#### Data block
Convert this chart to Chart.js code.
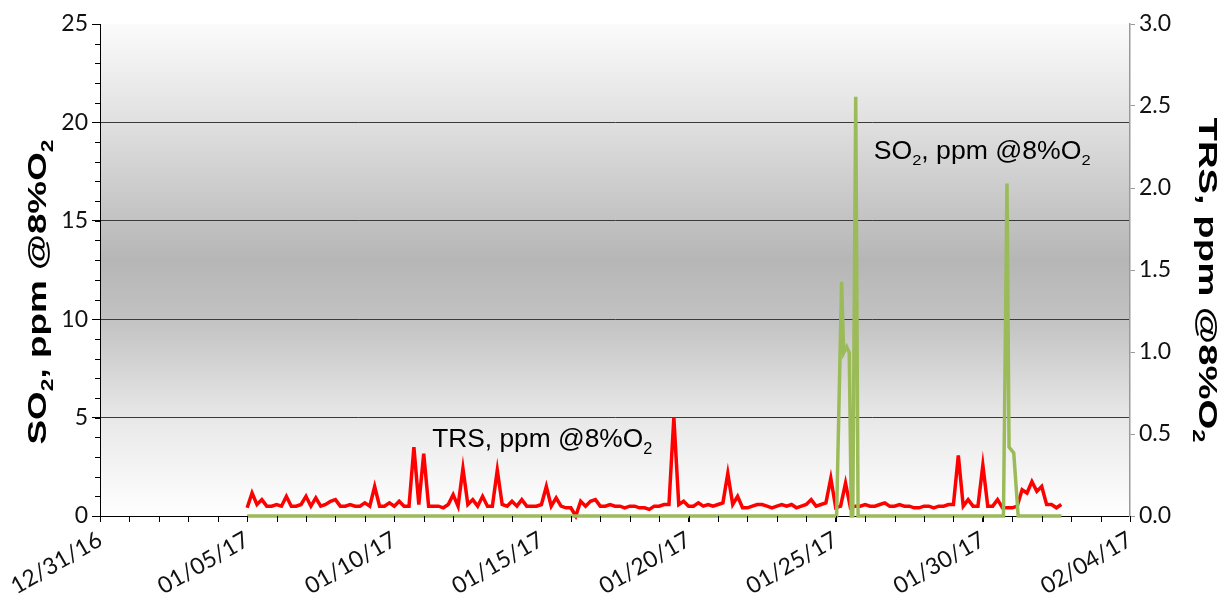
<!DOCTYPE html>
<html>
<head>
<meta charset="utf-8">
<script src="https://cdn.jsdelivr.net/npm/chart.js@4.4.1/dist/chart.umd.min.js"></script>
<style>
  html, body { margin: 0; padding: 0; background: #fff; }
</style>
</head>
<body>
<canvas id="emissionsChart" width="1232" height="600"></canvas>
<script>
// x axis is "days since 12/31/16"
const xTickLabels = ['12/31/16', '01/05/17', '01/10/17', '01/15/17', '01/20/17', '01/25/17', '01/30/17', '02/04/17'];

// TRS, 4-hour readings starting 01/05/17 00:00 (right axis)
const trsStartDay = 5;
const trsStepDays = 1 / 6;
const trsValues = [
  0.05, 0.14, 0.07, 0.10, 0.06, 0.06, 0.07, 0.06, 0.12, 0.06,
  0.06, 0.07, 0.12, 0.06, 0.11, 0.06, 0.07, 0.09, 0.10, 0.06,
  0.06, 0.07, 0.06, 0.06, 0.08, 0.06, 0.18, 0.06, 0.06, 0.08,
  0.06, 0.09, 0.06, 0.06, 0.42, 0.07, 0.38, 0.06, 0.06, 0.06,
  0.05, 0.07, 0.13, 0.06, 0.29, 0.07, 0.10, 0.06, 0.12, 0.06,
  0.06, 0.28, 0.07, 0.06, 0.09, 0.06, 0.10, 0.06, 0.06, 0.06,
  0.07, 0.18, 0.06, 0.11, 0.06, 0.05, 0.05, 0.00, 0.09, 0.06,
  0.09, 0.10, 0.06, 0.06, 0.07, 0.06, 0.06, 0.05, 0.06, 0.06,
  0.05, 0.05, 0.04, 0.06, 0.06, 0.07, 0.07, 0.60, 0.07, 0.09,
  0.06, 0.06, 0.08, 0.06, 0.07, 0.06, 0.07, 0.08, 0.26, 0.07,
  0.12, 0.05, 0.05, 0.06, 0.07, 0.07, 0.06, 0.05, 0.06, 0.07,
  0.06, 0.07, 0.05, 0.06, 0.07, 0.10, 0.06, 0.07, 0.08, 0.23,
  0.05, 0.06, 0.20, 0.05, 0.06, 0.06, 0.07, 0.06, 0.06, 0.07,
  0.08, 0.06, 0.06, 0.07, 0.06, 0.06, 0.05, 0.05, 0.06, 0.06,
  0.05, 0.06, 0.06, 0.07, 0.07, 0.37, 0.06, 0.10, 0.06, 0.06,
  0.31, 0.06, 0.06, 0.10, 0.05, 0.05, 0.05, 0.06, 0.16, 0.14,
  0.21, 0.15, 0.18, 0.07, 0.07, 0.05, 0.07
];

// SO2 (left axis), zero except for the events
const so2Days   = [5.00, 25.03, 25.20, 25.27, 25.37, 25.46, 25.53, 25.58, 25.68, 25.76, 30.70, 30.82, 30.89, 31.05, 31.20, 32.67];
const so2Values = [0,    0,     11.9,  8.3,   8.6,   8.3,   0,     0,     21.3,  0,     0,     16.9,  3.5,   3.2,   0,     0];

const so2Gridlines = [5, 10, 15, 20];

const trsPoints = trsValues.map((v, i) => ({ x: trsStartDay + i * trsStepDays, y: v }));
const so2Points = so2Days.map((d, i) => ({ x: d, y: so2Values[i] }));

const so2Label = [{ text: 'SO' }, { text: '2', sub: true }, { text: ', ppm @8%O' }, { text: '2', sub: true }];
const trsLabel = [{ text: 'TRS, ppm @8%O' }, { text: '2', sub: true }];

function drawRichText(ctx, parts, o) {
  const subSize = o.size * 0.62;
  const fontFor = p => `${o.weight} ${p.sub ? subSize : o.size}px ${o.family}`;
  let natural = 0;
  const widths = parts.map(p => {
    ctx.font = fontFor(p);
    const w = ctx.measureText(p.text).width;
    natural += w;
    return w;
  });
  const stretch = o.length ? o.length / natural : 1;
  ctx.save();
  ctx.translate(o.x, o.y);
  ctx.rotate(o.angle || 0);
  ctx.scale(stretch, 1);
  ctx.fillStyle = '#000';
  ctx.textAlign = 'left';
  ctx.textBaseline = 'alphabetic';
  let cx = o.align === 'center' ? -natural / 2 : 0;
  parts.forEach((p, i) => {
    ctx.font = fontFor(p);
    ctx.fillText(p.text, cx, p.sub ? o.size * 0.25 : 0);
    cx += widths[i];
  });
  ctx.restore();
}

const plotBackground = {
  id: 'plotBackground',
  beforeDraw(chart) {
    const { ctx, chartArea: a } = chart;
    const g = ctx.createLinearGradient(0, a.top, 0, a.bottom);
    g.addColorStop(0, '#fbfbfb');
    g.addColorStop(0.2, '#e0e0e0');
    g.addColorStop(0.48, '#b6b6b6');
    g.addColorStop(0.6, '#c2c2c2');
    g.addColorStop(0.8, '#e8e8e8');
    g.addColorStop(1, '#ffffff');
    ctx.save();
    ctx.fillStyle = g;
    ctx.fillRect(a.left, a.top, a.right - a.left, a.bottom - a.top);
    ctx.restore();
  }
};

const decorations = {
  id: 'decorations',
  afterDraw(chart) {
    const { ctx, chartArea: a, scales } = chart;
    // minor ticks: every day on x, every unit on the SO2 axis
    ctx.save();
    ctx.strokeStyle = '#000';
    ctx.lineWidth = 1;
    ctx.beginPath();
    for (let d = 0; d <= 35; d++) {
      const x = Math.round(scales.x.getPixelForValue(d)) + 0.5;
      ctx.moveTo(x, a.bottom);
      ctx.lineTo(x, a.bottom + 6);
    }
    for (let v = 0; v <= 25; v++) {
      const y = Math.round(scales.ySO2.getPixelForValue(v)) + 0.5;
      ctx.moveTo(a.left - 5, y);
      ctx.lineTo(a.left, y);
    }
    ctx.stroke();
    ctx.restore();

    // axis titles
    drawRichText(ctx, so2Label, { x: 46, y: 292, angle: -Math.PI / 2, size: 26, weight: 'bold', family: '"Liberation Sans", Arial', length: 305, align: 'center' });
    drawRichText(ctx, trsLabel, { x: 1199, y: 280, angle: Math.PI / 2, size: 26, weight: 'bold', family: '"Liberation Sans", Arial', length: 325, align: 'center' });

    // series labels inside the plot
    drawRichText(ctx, trsLabel, { x: scales.x.getPixelForValue(11.29), y: scales.ySO2.getPixelForValue(3.5), size: 26, weight: 'normal', family: '"Liberation Sans", Arial', length: 220 });
    drawRichText(ctx, so2Label, { x: scales.x.getPixelForValue(26.29), y: scales.ySO2.getPixelForValue(18.14), size: 25, weight: 'normal', family: '"Liberation Sans", Arial', length: 217 });
  }
};

Chart.defaults.font.family = 'Lato, "Liberation Sans", sans-serif';
Chart.defaults.font.size = 23;
Chart.defaults.color = '#111';

const ctx = document.getElementById('emissionsChart').getContext('2d');
const chart = new Chart(ctx, {
  type: 'line',
  data: {
    datasets: [
      {
        label: 'SO2, ppm @8%O2',
        data: so2Points,
        yAxisID: 'ySO2',
        borderColor: '#9bbb59',
        borderWidth: 3.5,
        pointRadius: 0,
        tension: 0,
        clip: 6
      },
      {
        label: 'TRS, ppm @8%O2',
        data: trsPoints,
        yAxisID: 'yTRS',
        borderColor: '#ff0000',
        borderWidth: 3.5,
        pointRadius: 0,
        tension: 0,
        clip: 6
      }
    ]
  },
  options: {
    responsive: false,
    animation: false,
    devicePixelRatio: 1,
    layout: { padding: { top: 24, left: 0, right: 0, bottom: 0 } },
    plugins: {
      legend: { display: false },
      tooltip: { enabled: false }
    },
    scales: {
      x: {
        type: 'linear',
        min: 0,
        max: 35,
        ticks: {
          stepSize: 5,
          minRotation: 30,
          maxRotation: 30,
          padding: 4,
          callback: v => xTickLabels[Math.round(v / 5)]
        },
        grid: { drawOnChartArea: false, tickLength: 6, tickColor: '#000' },
        border: { color: '#000', width: 1 },
        afterFit: s => { s.height = 84; }
      },
      ySO2: {
        position: 'left',
        min: 0,
        max: 25,
        ticks: { stepSize: 5, padding: 4 },
        grid: {
          color: c => so2Gridlines.includes(c.tick && c.tick.value) ? '#3a3a3a' : 'rgba(0,0,0,0)',
          tickColor: '#000',
          tickLength: 8
        },
        border: { color: '#000', width: 1 },
        afterFit: s => { s.width = 100; }
      },
      yTRS: {
        position: 'right',
        min: 0,
        max: 3,
        ticks: { stepSize: 0.5, padding: 4, callback: v => v.toFixed(1) },
        grid: { drawOnChartArea: false, tickLength: 5, tickColor: '#9a9a9a' },
        border: { color: '#9a9a9a', width: 1.5 },
        afterFit: s => { s.width = 102; }
      }
    }
  },
  plugins: [plotBackground, decorations]
});
</script>
</body>
</html>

#### What to produce
From the opening line of the listing above through the line bearing "text: 'TRS, ppm", repeat each line exactly. Drop every picture.

#### Correct output
Convert this chart to Chart.js code.
<!DOCTYPE html>
<html>
<head>
<meta charset="utf-8">
<script src="https://cdn.jsdelivr.net/npm/chart.js@4.4.1/dist/chart.umd.min.js"></script>
<style>
  html, body { margin: 0; padding: 0; background: #fff; }
</style>
</head>
<body>
<canvas id="emissionsChart" width="1232" height="600"></canvas>
<script>
// x axis is "days since 12/31/16"
const xTickLabels = ['12/31/16', '01/05/17', '01/10/17', '01/15/17', '01/20/17', '01/25/17', '01/30/17', '02/04/17'];

// TRS, 4-hour readings starting 01/05/17 00:00 (right axis)
const trsStartDay = 5;
const trsStepDays = 1 / 6;
const trsValues = [
  0.05, 0.14, 0.07, 0.10, 0.06, 0.06, 0.07, 0.06, 0.12, 0.06,
  0.06, 0.07, 0.12, 0.06, 0.11, 0.06, 0.07, 0.09, 0.10, 0.06,
  0.06, 0.07, 0.06, 0.06, 0.08, 0.06, 0.18, 0.06, 0.06, 0.08,
  0.06, 0.09, 0.06, 0.06, 0.42, 0.07, 0.38, 0.06, 0.06, 0.06,
  0.05, 0.07, 0.13, 0.06, 0.29, 0.07, 0.10, 0.06, 0.12, 0.06,
  0.06, 0.28, 0.07, 0.06, 0.09, 0.06, 0.10, 0.06, 0.06, 0.06,
  0.07, 0.18, 0.06, 0.11, 0.06, 0.05, 0.05, 0.00, 0.09, 0.06,
  0.09, 0.10, 0.06, 0.06, 0.07, 0.06, 0.06, 0.05, 0.06, 0.06,
  0.05, 0.05, 0.04, 0.06, 0.06, 0.07, 0.07, 0.60, 0.07, 0.09,
  0.06, 0.06, 0.08, 0.06, 0.07, 0.06, 0.07, 0.08, 0.26, 0.07,
  0.12, 0.05, 0.05, 0.06, 0.07, 0.07, 0.06, 0.05, 0.06, 0.07,
  0.06, 0.07, 0.05, 0.06, 0.07, 0.10, 0.06, 0.07, 0.08, 0.23,
  0.05, 0.06, 0.20, 0.05, 0.06, 0.06, 0.07, 0.06, 0.06, 0.07,
  0.08, 0.06, 0.06, 0.07, 0.06, 0.06, 0.05, 0.05, 0.06, 0.06,
  0.05, 0.06, 0.06, 0.07, 0.07, 0.37, 0.06, 0.10, 0.06, 0.06,
  0.31, 0.06, 0.06, 0.10, 0.05, 0.05, 0.05, 0.06, 0.16, 0.14,
  0.21, 0.15, 0.18, 0.07, 0.07, 0.05, 0.07
];

// SO2 (left axis), zero except for the events
const so2Days   = [5.00, 25.03, 25.20, 25.27, 25.37, 25.46, 25.53, 25.58, 25.68, 25.76, 30.70, 30.82, 30.89, 31.05, 31.20, 32.67];
const so2Values = [0,    0,     11.9,  8.3,   8.6,   8.3,   0,     0,     21.3,  0,     0,     16.9,  3.5,   3.2,   0,     0];

const so2Gridlines = [5, 10, 15, 20];

const trsPoints = trsValues.map((v, i) => ({ x: trsStartDay + i * trsStepDays, y: v }));
const so2Points = so2Days.map((d, i) => ({ x: d, y: so2Values[i] }));

const so2Label = [{ text: 'SO' }, { text: '2', sub: true }, { text: ', ppm @8%O' }, { text: '2', sub: true }];
const trsLabel = [{ text: 'TRS, ppm @8%O' }, { text: '2', sub: true }];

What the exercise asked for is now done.